Take the Pirahã people. When Daniel Everett first came among them, they had no numbers in the language and could not count. They didn't make things. The used canoes made by other people, but when a canoe wore out, they never tried to make one of their own. They just waited till they got a new one made by someone else. The Pirahã are not cognitively impaired. They have perfectly normal human brains. They didn't count, not because they couldn't learn how to count. They did not count because that concept did not happen to historically exist in their language and culture. 

Now, I find that to be fascinating, and it just goes to show that we don't know what about us is that way because we are human, and what is there because of a historical accident that has nothing to do with our species affiliation or genetics. 

How can we find out what is "natural" chimpanzee behavior?
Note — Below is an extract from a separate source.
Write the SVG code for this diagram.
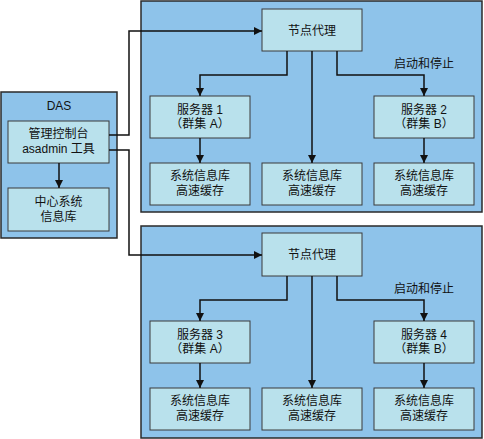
<svg xmlns="http://www.w3.org/2000/svg" width="484" height="439" viewBox="0 0 484 439">
<defs>
<marker id="ah" viewBox="0 0 10 10" refX="10" refY="5" markerWidth="8" markerHeight="8" markerUnits="userSpaceOnUse" orient="auto">
<path d="M0,0 L10,5 L0,10 z" fill="#111"/>
</marker>
</defs>
<style>
.panel{fill:#8ec3ea;stroke:#2a2a2a;stroke-width:1.5}
.box{fill:#b9e1ec;stroke:#3a3a3a;stroke-width:1}
text{font-family:"Liberation Sans","Noto Sans CJK SC",sans-serif;font-size:12px;fill:#111;text-anchor:middle}
.c{fill:none;stroke:#111;stroke-width:1.5}
.ca{fill:none;stroke:#111;stroke-width:1.5;marker-end:url(#ah)}
</style>
<rect width="484" height="439" fill="#ffffff"/>
<g id="das">
<rect class="panel" x="1" y="92" width="116" height="146"/>
<text x="59" y="110">DAS</text>
</g>
<g id="panel1"><rect class="panel" x="141" y="1" width="341" height="211"/></g>
<g id="panel2"><rect class="panel" x="141" y="226" width="341" height="212"/></g>
<g id="console"><rect class="box" x="8" y="121" width="101" height="42"/><text x="58.5" y="138">管理控制台</text><text x="58.5" y="153">asadmin 工具</text></g>
<g id="repo"><rect class="box" x="8" y="188" width="101" height="43"/><text x="58.5" y="206">中心系统</text><text x="58.5" y="221">信息库</text></g>
<g id="agent1"><rect class="box" x="262" y="9" width="100" height="42"/><text x="312" y="34.5">节点代理</text></g>
<g id="server1"><rect class="box" x="150" y="96" width="100" height="42"/><text x="200" y="113.5">服务器 1</text><text x="200" y="128">（群集 A）</text></g>
<g id="server2"><rect class="box" x="374" y="96" width="100" height="42"/><text x="424" y="113.5">服务器 2</text><text x="424" y="128">（群集 B）</text></g>
<g id="cache1a"><rect class="box" x="150" y="163" width="100" height="42"/><text x="200" y="179.5">系统信息库</text><text x="200" y="194.5">高速缓存</text></g>
<g id="cache1b"><rect class="box" x="262" y="163" width="100" height="42"/><text x="312" y="179.5">系统信息库</text><text x="312" y="194.5">高速缓存</text></g>
<g id="cache1c"><rect class="box" x="374" y="163" width="100" height="42"/><text x="424" y="179.5">系统信息库</text><text x="424" y="194.5">高速缓存</text></g>
<g id="agent2"><rect class="box" x="262" y="233" width="100" height="43"/><text x="312" y="259">节点代理</text></g>
<g id="server3"><rect class="box" x="150" y="321" width="100" height="42"/><text x="200" y="338.5">服务器 3</text><text x="200" y="353">（群集 A）</text></g>
<g id="server4"><rect class="box" x="374" y="321" width="100" height="42"/><text x="424" y="338.5">服务器 4</text><text x="424" y="353">（群集 B）</text></g>
<g id="cache2a"><rect class="box" x="150" y="388" width="100" height="42"/><text x="200" y="404.5">系统信息库</text><text x="200" y="419.5">高速缓存</text></g>
<g id="cache2b"><rect class="box" x="262" y="388" width="100" height="42"/><text x="312" y="404.5">系统信息库</text><text x="312" y="419.5">高速缓存</text></g>
<g id="cache2c"><rect class="box" x="374" y="388" width="100" height="42"/><text x="424" y="404.5">系统信息库</text><text x="424" y="419.5">高速缓存</text></g>
<g id="connectors">
<path class="ca" d="M59,163 V188"/>
<path class="ca" d="M109,135 H129 V31 H262"/>
<path class="ca" d="M109,150 H129 V255 H262"/>
<path class="ca" d="M287,51 V75 H200 V96"/>
<path class="ca" d="M312,51 V163"/>
<path class="ca" d="M337,51 V75 H424 V96"/>
<path class="ca" d="M200,138 V163"/>
<path class="ca" d="M424,138 V163"/>
<text x="424" y="68">启动和停止</text>
<path class="ca" d="M287,276 V300 H200 V321"/>
<path class="ca" d="M312,276 V388"/>
<path class="ca" d="M337,276 V300 H424 V321"/>
<path class="ca" d="M200,363 V388"/>
<path class="ca" d="M424,363 V388"/>
<text x="424" y="293">启动和停止</text>
</g>
</svg>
Well, we can observe them in their habitats. We can observe them in social groups of their own kind in zoos and other institutions. But we will never know what is truly chimpanzee behavior -- the thing that is hard-wired and cannot help but happen -- until we have also observed them when they are part of our own social group. 

There are a lot of people in universities, in institutions of higher learning, in state legislatures and in other governmental units in both the Federal and State government who have staked their reputations on what those differences are. There are linguists who have made a career of telling everyone that language is hard-wired in humans, and that certain features of language occur in every known human language and culture.

What do these people do when a piece of evidence shows up that contradicts their published theory? Do they change the theory? Or do they destroy the evidence? When Daniel Everett published his findings on the Pirahã people, the government of Brazil immediately took over and forced all the Pirahã children to go to school, so that no evidence of a language where there are no numbers will remain.

Can chimpanzees use human language? There are people who have staked their reputation on the idea that they can't. As a result, funding for this kind of research has been cut off, and there is a political movement to keep chimpanzees and humans from living together. 

I normally don't write about this here on my blog, but a question on my previous post made me realize that this a fight that is largely invisible to the public. Often the same primatologist or anthropologist who makes a career in public out of telling cute stories about apes will be protecting his or her turf when it comes to anybody who actually lives with an ape doing the same. They will distinguish their work as being somewhat more scientific because they distance themselves from their subjects. And that is how an expert on animal grief might feel free to censure a colleague who reports on the actual grief of an ape.

In my own case, I am interested not only in the language use that Bow has with me and others in our family, but also in seeing how he might use language to communicate with other chimpanzees. So I welcome a situation for Bow to socialize with others of his own kind, and I would love for both Bow and me to eventually be accepted into an academic program that allowed this kind of human and chimpanzee interaction. 

There is so much that we still don't know about chimpanzees -- and also about humans -- that we could learn from allowing Bow to communicate with other chimpanzees freely, while continuing to live among humans. We don't know what the limits are to the communicative function of chimpanzees. We don't know what tools they have inborn and what they learn by enculturation. I want to find out, and Bow deserves the chance to communicate with others in his own way. 

Unfortunately, in the current political climate, I might be forced to start a university of my own before there actually exists such an academic program. But, the next time you read a tweet that disparages someone who lives with a gorilla for sharing what the gorilla said, then you will at least know what kind of thinking is behind that very human behavior of protecting one's turf.